If you are selling to job seekers or career-adjacent users, r/resumes, r/cscareerquestions, r/jobs, and r/careerguidance surface high-intent questions daily.

Go deeper than the first-level communities. A post in r/devops has higher intent than the same post in r/programming. Specificity correlates with intent.

How to read a thread before you reply

Before responding to anything, spend 60 seconds understanding the full context:

Read the original post carefully. What exactly are they asking for? What have they already tried? Is there a specific constraint mentioned (price, feature, integration)?

Read the top comments. Has someone already solved this for them? If the OP replied "thanks, going with [competitor]" three days ago, there is nothing to gain here.

Look at the OP's post history. Sometimes one click tells you they are a student doing research, not a buyer. Sometimes it confirms they are exactly who you think they are.

Check the timestamp. Threads over a week old where the OP has stopped engaging are rarely worth your time. You want threads where the conversation is still warm.

If after that check the thread still looks like a live opportunity, write a reply that is specific to what they actually described - not a product pitch you paste into every thread.

The reply that converts versus the one that gets removed

Moderators and long-time subreddit members are good at detecting copy-paste product pitches. The tells: generic opening ("Great question!"), no reference to anything specific in the post, pure feature list, and a link in the first reply.

What actually works is treating the thread as a conversation you are joining, not a lead you are converting. That means:

Start with the answer to their actual question. If they asked how to do something and your product does it, explain how to do it - then mention that your product handles it if they want a faster path.

Reference something specific from their post. "You mentioned you're switching from X specifically because of Y" signals that you read what they wrote, not just the title.

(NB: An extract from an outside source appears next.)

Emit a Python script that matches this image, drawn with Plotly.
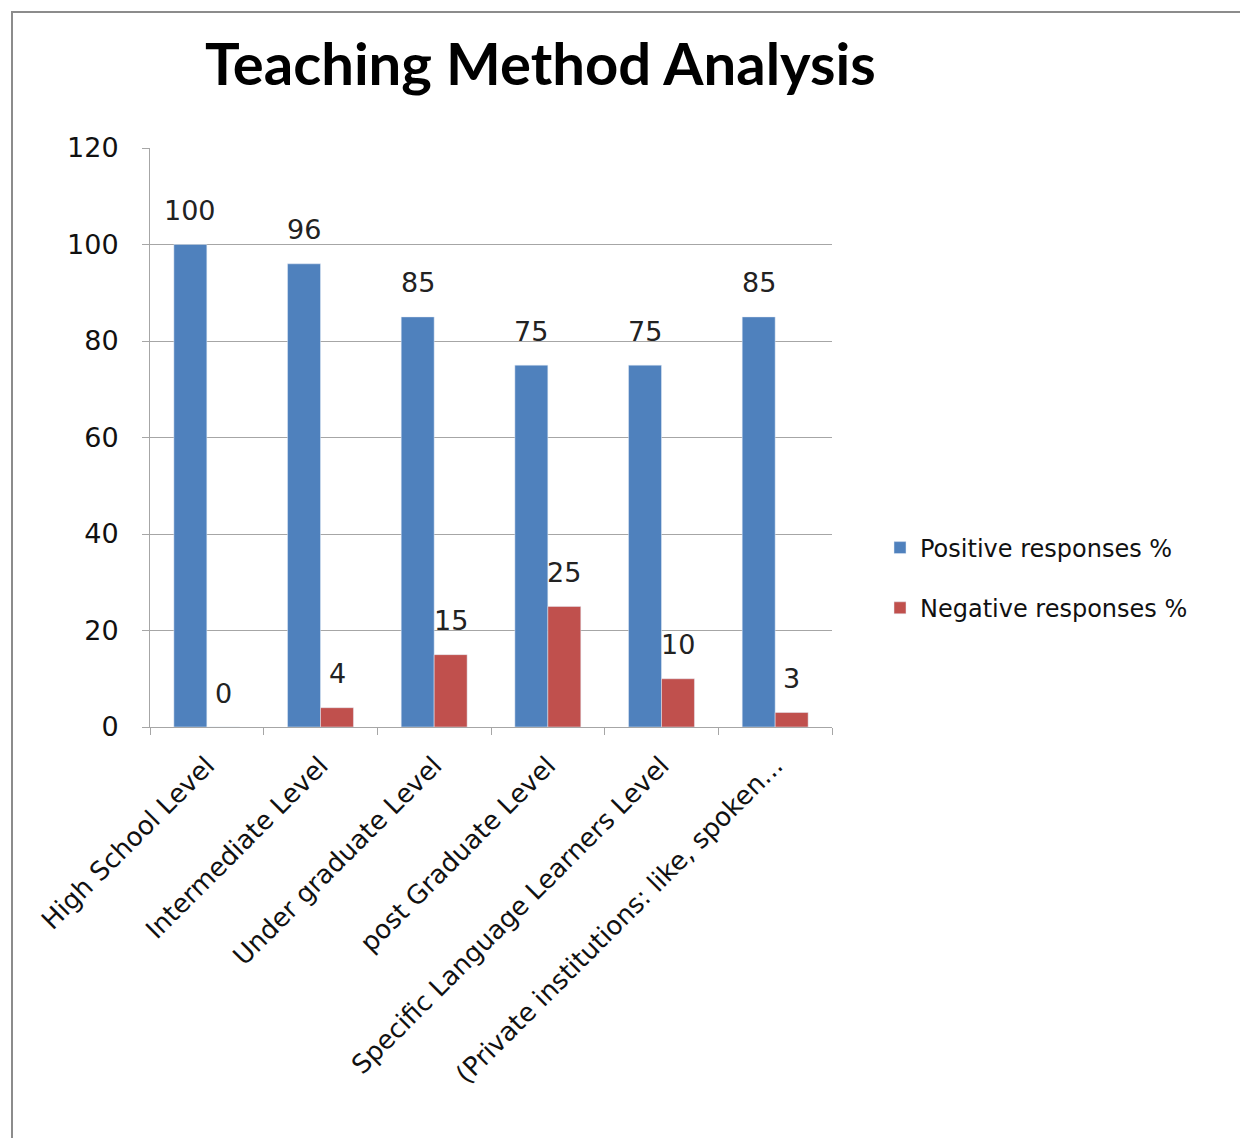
import plotly.graph_objects as go

categories = ["High School Level", "Intermediate Level", "Under graduate Level",
              "post Graduate Level", "Specific Language Learners Level",
              "(Private institutions: like, spoken..."]
positive = [100, 96, 85, 75, 75, 85]
negative = [0, 4, 15, 25, 10, 3]
y_ticks = [0, 20, 40, 60, 80, 100, 120]

W, H = 1248, 1138
OFF = 8  # page body margin
L, R, T, B = 150 - OFF, 832 - OFF, 148 - OFF, 727 - OFF  # plot area in figure coords

def px(x):
    return (x - OFF - L) / (R - L)

def py(y):
    return (B - (y - OFF)) / (B - T)

body = "DejaVu Sans"
fig = go.Figure()
fig.add_trace(go.Bar(x=categories, y=positive, name="Positive responses %",
                     legendgroup="pos", marker_color="#4f81bd"))
fig.add_trace(go.Bar(x=categories, y=negative, name="Negative responses %",
                     legendgroup="neg", marker_color="#c0504d"))

bar_half = 16.5  # pixel offset of each bar centre from the category centre
for series, shift in ((positive, -bar_half), (negative, bar_half)):
    for cat, val in zip(categories, series):
        fig.add_annotation(x=cat, y=val, xref="x", yref="y", text=str(val),
                           showarrow=False, xshift=shift, yshift=34,
                           xanchor="center", yanchor="middle",
                           font=dict(family=body, size=27, color="#222"))

fig.update_layout(
    width=W, height=H,
    margin=dict(l=L, r=W - R, t=T, b=H - B),
    paper_bgcolor="white", plot_bgcolor="white",
    barmode="group", bargap=0.42, bargroupgap=0,
    font=dict(family=body, size=25, color="#111"),
    showlegend=True,
    legend=dict(x=px(880), y=py(578), xanchor="left", yanchor="middle",
                font=dict(size=24, color="#111"), tracegroupgap=26,
                itemwidth=30, bgcolor="rgba(0,0,0,0)"),
)
fig.update_yaxes(range=[0, 120], tickvals=y_ticks, showgrid=True, gridcolor="#a6a6a6",
                 gridwidth=1, showline=True, linecolor="#a6a6a6", ticks="outside",
                 ticklen=7, tickcolor="#a6a6a6", tickfont=dict(size=27, color="#111"),
                 ticklabelstandoff=18, zeroline=False)
fig.update_xaxes(tickangle=-45, showline=True, linecolor="#a6a6a6", ticks="outside",
                 tickson="boundaries", ticklen=7, tickcolor="#a6a6a6",
                 ticklabelstandoff=12, tickfont=dict(size=26, color="#111"))

fig.add_annotation(text="<b>Teaching Method Analysis</b>", xref="paper", yref="paper",
                   x=px(540), y=py(62), xanchor="center", yanchor="middle",
                   showarrow=False, font=dict(family="Lato", size=58, color="black"))

fig.add_shape(type="rect", xref="paper", yref="paper",
              x0=px(12), y0=py(12), x1=px(W + 40), y1=py(H + 40),
              line=dict(color="#8c8c8c", width=2), layer="below")

fig.write_html("out.html")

Do not lead with the product name. Let the reply stand on its own first. If the answer is useful, people click your profile, see your product, and follow up.

One link, at the end, in context. Not in the first reply if you can avoid it - add it if someone asks a follow-up.

The volume problem

The math is straightforward: if you find 10 high-intent threads per week and convert 10% to trials, that is one new trial per week from Reddit alone. Scale to 30 threads and it is three.

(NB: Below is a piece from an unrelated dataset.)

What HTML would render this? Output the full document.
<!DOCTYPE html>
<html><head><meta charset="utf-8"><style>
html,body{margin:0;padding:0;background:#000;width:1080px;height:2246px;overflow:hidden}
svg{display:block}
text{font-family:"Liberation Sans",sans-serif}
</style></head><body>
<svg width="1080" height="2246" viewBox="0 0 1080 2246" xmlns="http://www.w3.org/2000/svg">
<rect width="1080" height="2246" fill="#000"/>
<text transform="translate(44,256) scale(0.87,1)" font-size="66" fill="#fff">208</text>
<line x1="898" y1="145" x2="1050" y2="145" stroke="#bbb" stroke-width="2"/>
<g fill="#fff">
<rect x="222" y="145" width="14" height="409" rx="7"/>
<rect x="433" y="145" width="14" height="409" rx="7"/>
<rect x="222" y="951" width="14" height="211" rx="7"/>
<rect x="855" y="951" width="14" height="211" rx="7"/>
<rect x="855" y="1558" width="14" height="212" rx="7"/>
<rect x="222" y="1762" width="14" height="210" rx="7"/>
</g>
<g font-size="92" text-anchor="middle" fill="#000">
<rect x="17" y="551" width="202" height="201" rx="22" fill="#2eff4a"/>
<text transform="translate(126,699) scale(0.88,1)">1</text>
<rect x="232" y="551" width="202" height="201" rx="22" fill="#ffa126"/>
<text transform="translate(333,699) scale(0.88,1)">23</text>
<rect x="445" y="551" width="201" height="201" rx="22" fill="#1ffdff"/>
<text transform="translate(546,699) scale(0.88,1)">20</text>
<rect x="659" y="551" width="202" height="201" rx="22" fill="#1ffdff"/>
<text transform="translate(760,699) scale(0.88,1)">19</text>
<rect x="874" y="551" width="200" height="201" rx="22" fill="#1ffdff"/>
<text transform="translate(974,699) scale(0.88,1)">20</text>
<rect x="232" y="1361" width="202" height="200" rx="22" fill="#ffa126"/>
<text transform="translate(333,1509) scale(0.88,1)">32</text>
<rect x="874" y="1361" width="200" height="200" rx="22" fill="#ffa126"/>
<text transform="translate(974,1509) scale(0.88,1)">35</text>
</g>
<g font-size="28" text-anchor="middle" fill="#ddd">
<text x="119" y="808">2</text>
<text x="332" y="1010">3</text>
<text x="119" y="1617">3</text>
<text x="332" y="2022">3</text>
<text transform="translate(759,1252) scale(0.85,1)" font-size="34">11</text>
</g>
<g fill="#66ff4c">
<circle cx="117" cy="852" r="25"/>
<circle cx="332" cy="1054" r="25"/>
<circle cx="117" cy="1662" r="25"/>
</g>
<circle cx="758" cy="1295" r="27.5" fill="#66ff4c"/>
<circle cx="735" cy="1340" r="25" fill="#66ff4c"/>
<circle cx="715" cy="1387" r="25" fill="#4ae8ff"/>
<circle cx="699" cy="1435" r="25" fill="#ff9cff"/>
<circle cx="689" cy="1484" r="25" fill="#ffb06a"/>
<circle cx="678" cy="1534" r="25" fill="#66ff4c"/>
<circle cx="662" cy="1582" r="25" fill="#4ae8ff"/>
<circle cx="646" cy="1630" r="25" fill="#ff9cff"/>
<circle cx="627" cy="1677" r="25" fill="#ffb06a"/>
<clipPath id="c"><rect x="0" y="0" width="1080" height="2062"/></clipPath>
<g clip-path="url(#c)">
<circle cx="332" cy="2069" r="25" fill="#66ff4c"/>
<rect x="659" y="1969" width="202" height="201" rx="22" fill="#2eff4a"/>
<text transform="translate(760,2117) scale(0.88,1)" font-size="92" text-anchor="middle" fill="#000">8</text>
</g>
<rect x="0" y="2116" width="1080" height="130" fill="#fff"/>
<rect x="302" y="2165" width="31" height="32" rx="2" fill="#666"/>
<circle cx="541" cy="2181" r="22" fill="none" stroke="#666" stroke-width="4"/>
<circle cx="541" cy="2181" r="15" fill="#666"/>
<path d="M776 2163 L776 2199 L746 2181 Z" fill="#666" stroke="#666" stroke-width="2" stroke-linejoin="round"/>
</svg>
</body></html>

Finding 30 genuinely high-intent threads manually - across multiple subreddits, filtered to the last 7 days, without wasting an hour - is where the process breaks down for most founders. You end up with five good ones and a lot of noise.

RedLurk automates the discovery part. Describe your product, confirm the subreddits, and get back a filtered list of the best-matching posts from the last week - each with a draft reply already written for that specific thread. You edit, personalize, and post. The whole thing takes 15 minutes instead of two hours.

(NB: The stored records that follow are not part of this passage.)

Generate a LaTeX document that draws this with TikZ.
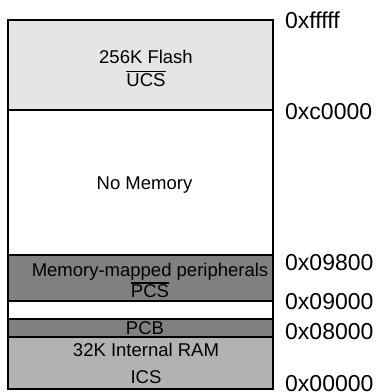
\documentclass[tikz,border=0pt]{standalone}
\usepackage{fontspec}
\setmainfont{Liberation Sans}
\usetikzlibrary{positioning}
\definecolor{flashgray}{RGB}{229,229,229}
\definecolor{perigray}{RGB}{128,128,128}
\definecolor{ramgray}{RGB}{178,178,178}
% active-low signal name with a bar over it
\newcommand{\lowsig}[1]{\leavevmode\vbox{\hrule height 1.3pt\kern 1.2pt\hbox{#1}}}
\tikzset{
	region/.style={draw, line width=1.8pt, minimum width=265pt, inner sep=0pt},
	flashreg/.style={region, fill=flashgray},
	emptyreg/.style={region, fill=white},
	perireg/.style={region, fill=perigray},
	ramreg/.style={region, fill=ramgray},
	txt/.style={inner sep=0pt, align=center, font=\fontsize{18.5}{23}\selectfont},
	addr/.style={anchor=west, inner sep=0pt, font=\fontsize{23}{26}\selectfont},
}

\begin{document}
\begin{tikzpicture}[x=1pt, y=-1pt]
	\useasboundingbox (0,0) rectangle (377,392);
	% memory regions, top to bottom
	\node[flashreg, minimum height=90pt] at (140.5,65) (flash) {};
	\node[emptyreg, minimum height=145pt] at (140.5,182.5) (nomem) {};
	\node[perireg, minimum height=46pt] at (140.5,278) (periph) {};
	\node[emptyreg, minimum height=18pt] at (140.5,310) (gap) {};
	\node[perireg, minimum height=18pt] at (140.5,328) (pcb) {};
	\node[ramreg, minimum height=52pt] at (140.5,363) (ram) {};
	% region texts
	\node[txt] at (146,68.3) (flashTxt) {256K Flash\\\lowsig{UCS}};
	\node[txt] at (144.5,185) (nomemTxt) {No Memory};
	\node[txt, font=\fontsize{18.5}{21}\selectfont] at (150,280.5) (periphTxt) {Memory-mapped peripherals\\\lowsig{PCS}};
	\node[txt] at (145,328) (pcbTxt) {PCB};
	\node[txt, font=\fontsize{18.5}{27}\selectfont] at (146,363.5) (ramTxt) {32K Internal RAM\\ICS};
	% addresses
	\node[addr] at (285,20) (aTop) {0xfffff};
	\node[addr] at (285,111.5) (aFlash) {0xc0000};
	\node[addr] at (285,263) (aPeriph) {0x09800};
	\node[addr] at (285,302) (aGap) {0x09000};
	\node[addr] at (285,332) (aPcb) {0x08000};
	\node[addr] at (285,384) (aRam) {0x00000};
\end{tikzpicture}
\end{document}
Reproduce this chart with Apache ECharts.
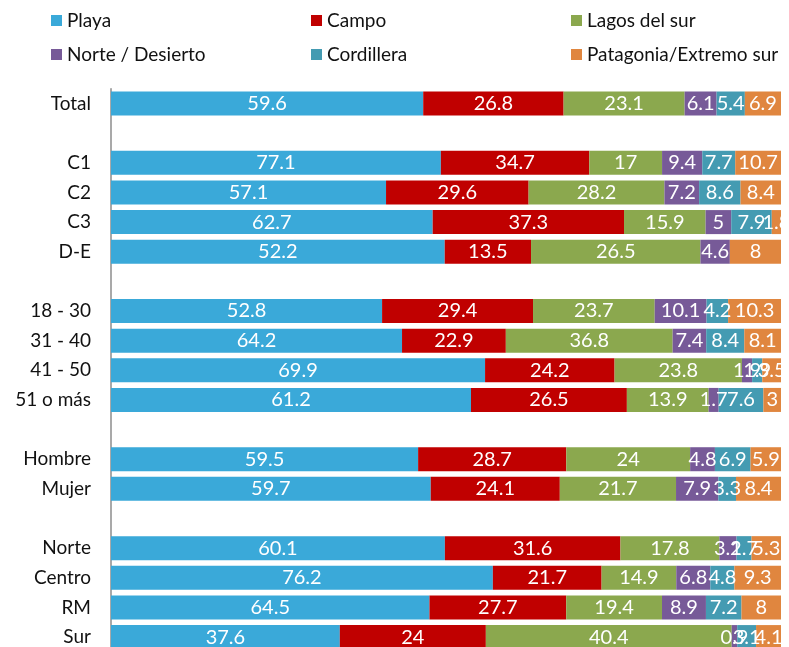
<!DOCTYPE html>
<html>
<head>
<meta charset="utf-8">
<script src="https://cdn.jsdelivr.net/npm/echarts@6/dist/echarts.min.js"></script>
<style>
  html, body { margin: 0; padding: 0; background: #fff; }
  #chart { width: 789px; height: 647px; }
</style>
</head>
<body>
<div id="chart"></div>
<script>
// categorias (las vacias son separadores)
var categories = ['Total', '', 'C1', 'C2', 'C3', 'D-E', ' ', '18 - 30', '31 - 40', '41 - 50', '51 o más',
  '  ', 'Hombre', 'Mujer', '   ', 'Norte', 'Centro', 'RM', 'Sur'];

var seriesNames = ['Playa', 'Campo', 'Lagos del sur', 'Norte / Desierto', 'Cordillera', 'Patagonia/Extremo sur'];
var colors = ['#3aa9d9', '#c00000', '#8ba84e', '#775a98', '#449bb2', '#e0863f'];

var playa      = [59.6, null, 77.1, 57.1, 62.7, 52.2, null, 52.8, 64.2, 69.9, 61.2, null, 59.5, 59.7, null, 60.1, 76.2, 64.5, 37.6];
var campo      = [26.8, null, 34.7, 29.6, 37.3, 13.5, null, 29.4, 22.9, 24.2, 26.5, null, 28.7, 24.1, null, 31.6, 21.7, 27.7, 24];
var lagos      = [23.1, null, 17, 28.2, 15.9, 26.5, null, 23.7, 36.8, 23.8, 13.9, null, 24, 21.7, null, 17.8, 14.9, 19.4, 40.4];
var norte      = [6.1, null, 9.4, 7.2, 5, 4.6, null, 10.1, 7.4, 1.9, 1.7, null, 4.8, 7.9, null, 3.1, 6.8, 8.9, 0.9];
var cordillera = [5.4, null, 7.7, 8.6, 7.9, null, null, 4.2, 8.4, 1.9, 7.6, null, 6.9, 3.3, null, 2.7, 4.8, 7.2, 3.1];
var patagonia  = [6.9, null, 10.7, 8.4, 1.8, 8, null, 10.3, 8.1, 3.5, 3, null, 5.9, 8.4, null, 5.3, 9.3, 8, 4.1];

var raw = [playa, campo, lagos, norte, cordillera, patagonia];

// totales por fila, para llevar cada barra a 100%
var totals = categories.map(function (c, i) {
  var s = 0;
  raw.forEach(function (arr) { s += arr[i] || 0; });
  return s;
});

var font = 'Lato, "Liberation Sans", sans-serif';

var series = raw.map(function (arr, k) {
  return {
    name: seriesNames[k],
    type: 'bar',
    stack: 'total',
    barCategoryGap: '19%',
    itemStyle: { color: colors[k] },
    label: {
      show: true,
      position: 'inside',
      color: '#fff',
      fontSize: 20,
      fontFamily: font,
      formatter: function (p) { return p.data.raw; }
    },
    data: arr.map(function (v, i) {
      if (v === null) return { value: null, raw: '' };
      return { value: v / totals[i] * 100, raw: v };
    })
  };
});

var myChart = echarts.init(document.getElementById('chart'));

function legendCol(left, items) {
  return {
    orient: 'vertical',
    left: left,
    top: 6,
    itemWidth: 11,
    itemHeight: 11,
    itemGap: 15,
    icon: 'rect',
    data: items,
    textStyle: { fontSize: 19, color: '#111', fontFamily: font },
    selectedMode: false
  };
}

var option = {
  animation: false,
  color: colors,
  legend: [
    legendCol(46, ['Playa', 'Norte / Desierto']),
    legendCol(306, ['Campo', 'Cordillera']),
    legendCol(566, ['Lagos del sur', 'Patagonia/Extremo sur'])
  ],
  grid: { left: 111, right: 8, top: 88.7, height: 563.2, outerBoundsMode: 'none' },
  xAxis: {
    type: 'value',
    min: 0,
    max: 100,
    show: false
  },
  yAxis: {
    type: 'category',
    inverse: true,
    data: categories,
    axisLine: { show: true, lineStyle: { color: '#8c8c8c', width: 1.5 } },
    axisTick: { show: false },
    axisLabel: { fontSize: 19, color: '#111', fontFamily: font, margin: 20 }
  },
  series: series
};

myChart.setOption(option);
</script>
</body>
</html>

The replies still need your judgment and edits to be good. But the signal-to-noise problem - finding the right threads in the first place - is handled.

One thing to track

Every time you reply to a Reddit thread, note which subreddit it was in and roughly what problem framing the OP used. After a month, you will see a clear pattern: two or three subreddits produce almost all of your signups, and most of the others are a wash.

That data is more valuable than any audience persona document. It is empirical proof of where your buyers actually are and what language triggers their buying intent. Use it to concentrate your effort.